In Alexandria, Hesham was being offered a role in the movie Nawal, his acting accomplice, was in. He gets called upon Nawal to join her in her apartment where he continues to cheat on Afaf. He then goes to the country side where he would meet Afaf. Afaf continues to run away to the country side to be with him, accompanied by Yasser (the doctor). Upon her arrival, she finds out about Hesham's disorder. As Yasser leaves them alone, Hesham automatically snaps into a character, and sexually harassed Afaf but she escaped from his violent embrace.
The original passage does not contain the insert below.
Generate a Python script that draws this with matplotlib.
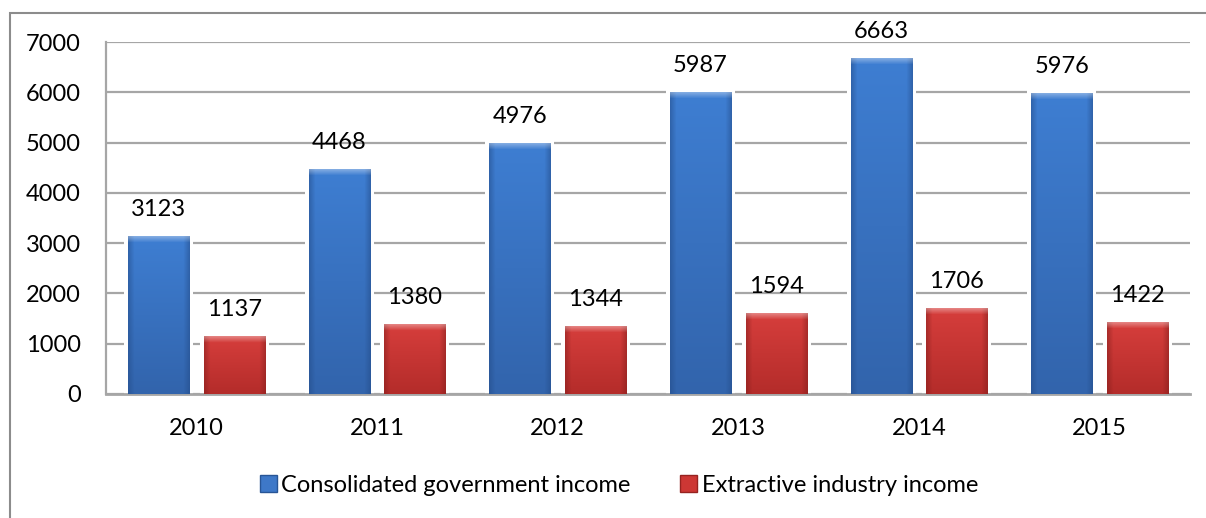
import numpy as np
import matplotlib
matplotlib.use("Agg")
import matplotlib.pyplot as plt
from matplotlib.patches import Rectangle, Patch

years = ["2010", "2011", "2012", "2013", "2014", "2015"]
gov_income = [3123, 4468, 4976, 5987, 6663, 5976]
extractive_income = [1137, 1380, 1344, 1594, 1706, 1422]
series_names = ["Consolidated government income", "Extractive industry income"]

W, H = 1206, 518
fig = plt.figure(figsize=(W / 100, H / 100), dpi=100)
plt.rcParams['font.family'] = ['Lato', 'DejaVu Sans']
FS = 17

# outer chart frame (cropped on right/bottom)
fig.patches.append(Rectangle((10 / W, -0.1), 1.2, (518 - 13) / H + 0.1,
                             transform=fig.transFigure, fill=False,
                             edgecolor='#8c8c8c', linewidth=1.5))

L, R, T, B = 106, 1190, 42, 394
ax = fig.add_axes([L / W, 1 - B / H, (R - L) / W, (B - T) / H])
ax.set_xlim(-0.5, len(years) - 0.5)
ax.set_ylim(0, 7000)
ax.set_yticks(range(0, 7001, 1000))
ax.yaxis.grid(True, color='#a6a6a6', linewidth=1.6)
ax.set_axisbelow(True)
for s in ['top', 'right']:
    ax.spines[s].set_visible(False)
ax.spines['left'].set_color('#a6a6a6')
ax.spines['left'].set_linewidth(1.6)
ax.spines['bottom'].set_color('#a6a6a6')
ax.spines['bottom'].set_linewidth(2)
ax.tick_params(axis='both', length=0, labelsize=FS, colors='black')
ax.tick_params(axis='y', pad=18)
ax.tick_params(axis='x', pad=17)
x = np.arange(len(years))
ax.set_xticks(x)
ax.set_xticklabels(years)

bw = 0.338
off = 0.21
px_per_unit_y = (B - T) / 7000.0
px_per_unit_x = (R - L) / len(years)


def draw_bars(xs, vals, c_top, c_bot, c_edge, label):
    bars = ax.bar(xs, vals, width=bw, color=np.array(c_top) / 255, label=label,
                  zorder=2, linewidth=0)
    ct = np.array(c_top) / 255
    cb = np.array(c_bot) / 255
    ce = np.array(c_edge) / 255
    for b, v in zip(bars, vals):
        b.set_alpha(0)
        x0, y0 = b.get_x(), b.get_y()
        w, h = b.get_width(), b.get_height()
        # white halo so gridlines stop short of the bar
        hx = 4 / px_per_unit_x
        hy = 4 / px_per_unit_y
        ax.add_patch(Rectangle((x0 - hx, 0), w + 2 * hx, h + hy, facecolor='white',
                               edgecolor='none', zorder=1.5))
        npx = max(int(round(w * px_per_unit_x)), 2)
        npy = max(int(round(h * px_per_unit_y)), 2)
        rows = np.linspace(0, 1, npy)[:, None]
        img = ct[None, None, :] * (1 - rows[..., None]) + cb[None, None, :] * rows[..., None]
        img = np.repeat(img, npx, axis=1)
        cols = np.arange(npx)
        bev = 6
        side = np.clip(1 - np.minimum(cols, npx - 1 - cols) / bev, 0, 1) * 0.5
        img = img * (1 - side[None, :, None]) + ce[None, None, :] * side[None, :, None]
        rr = np.arange(npy)
        topb = np.clip(1 - rr / bev, 0, 1) * 0.35
        img = img * (1 - topb[:, None, None]) + 1.0 * topb[:, None, None]
        ax.imshow(img, extent=(x0, x0 + w, y0, y0 + h), aspect='auto',
                  origin='upper', zorder=3, interpolation='bilinear')
        ax.text(x0 + w / 2, y0 + h + 27 / px_per_unit_y, f"{int(v)}",
                ha='center', va='center', fontsize=FS, zorder=4)
    return bars


draw_bars(x - off, gov_income, (62, 126, 210), (50, 100, 172), (35, 75, 135), series_names[0])
draw_bars(x + off, extractive_income, (214, 62, 60), (180, 44, 42), (130, 30, 28), series_names[1])

ax.set_xlim(-0.5, len(years) - 0.5)
ax.set_ylim(0, 7000)

handles = [Patch(facecolor=(62/255, 120/255, 200/255), edgecolor=(40/255, 85/255, 150/255)),
           Patch(facecolor=(205/255, 55/255, 52/255), edgecolor=(150/255, 35/255, 32/255))]
fig.legend(handles, series_names, loc='center', bbox_to_anchor=(619 / W, 1 - 485 / H),
           ncol=2, frameon=False, fontsize=FS, handlelength=0.7, handleheight=0.7,
           handletextpad=0.2, columnspacing=2.1)

fig.savefig("out.png", dpi=100)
As she is running away, she falls, hitting her head which causes a concussion. Whilst being found and taken to the hospital by a stranger, her dad calls the police and makes a claim that Hesham had kidnapped his daughter. Hesham precedes into seeing a psychiatrist to find out how to cure his condition. We find out from his confessions to the doctor that he had, at a young age, witnessed the rape of his mother by his uncle and could neither do something about it nor tell anyone as it would tarnish his mother's honor. The doctor then pays a visit to the theatre Hesham works in and continues to explain to the director that Hesham is slowly being cured and is no longer incapable of controlling his character, he is of no danger to anyone. Hesham them gets his job back and asks for Afaf's hand in marriage a second time in which her father accepts to prevent his daughter from running away again and to ensure her happiness.

== Cast ==
===Main cast===
- Mervat Amin as Afaf
- Mahmoud Yassin as Hesham
- Laila Taher as Nawal / Hashem's acting accomplice
- Hanem Mohamed as Hesham's Aunt
- Layla Mokhtar as Nahed / Hesham's sister
- Saad Ardash as Afaf's father
- Ahmad Khamis as Nageeb Hamdi
- Mohamed Wafik as detective
- Nabil Al Desouki as Psychiatrist
- Salah El Eskandarani as Ma'thoun
- Badria Abd El Gawad as Badria Al Sayed
===Supporting cast===
- Sulah Rashwan
- Farouk al-Fishawy
- Fifi Youssef
- Moustafa Al Shami
- Mourad Sleiman
- Mahmoud Zohari
- Ali Azb
- Mohamed abu Hashish
- Mona Abdullah

== Casting ==

Casting was administered by Galal Zahra. It is not unusual for Mahmoud Yassin and Mervat Amin to be together in a movie as they were portrayed as lovers in many other movies like Ayam Al Rub (Days of Terror), Daqqit Qal (A heart's beat), and La Tatrokoni Wahdi ( Do not Leave me alone).

== Production ==

The film was a Union films and Dollar films production which was distributed worldwide. The film was shot on 20 March and is 115 minutes long. The story was written by Gamal Hamad as well as the scenario by Yousef Francis and Ahmad Abd El Wahab. The crew included:

- Assistant producer: Abd el Lateef Zaki and Mahmoud Hussen
- Camera man: Mohamed Shaker
- Assistant Camera man: Makram Salem
- Photography: Hussein Bakr
- Editor: Enayat El Sayes
- Negative Photography: Adek Shokry
- Sound Recordring: Arnset Sabbagh
- Sound Effects: Al Shohary
- Production Manager: Abdel Aziz Ali
- Musical Composition: El Sayed Bder
- Montage: Abdel Aziz Fokhary
- Tunes and Instrumental: Gamal Salama
- Interior photography: Cinema City Labs and Al Ahram studios

== Commercial and Critical reception ==

Having received the Adults only seal from the board of censors in Egypt, the film debuted on 20 March 1978 to returns over 500,000 LE in its first week. It was also nominated for best screenplay award in the 1978 Cairo International film festival, but failed to win. It was also rated at 5.7/10 by cinema.com

Some of Egypt's lawmakers took to the floor of the people's assembly and responded to protests against the film for its sexually explicit content.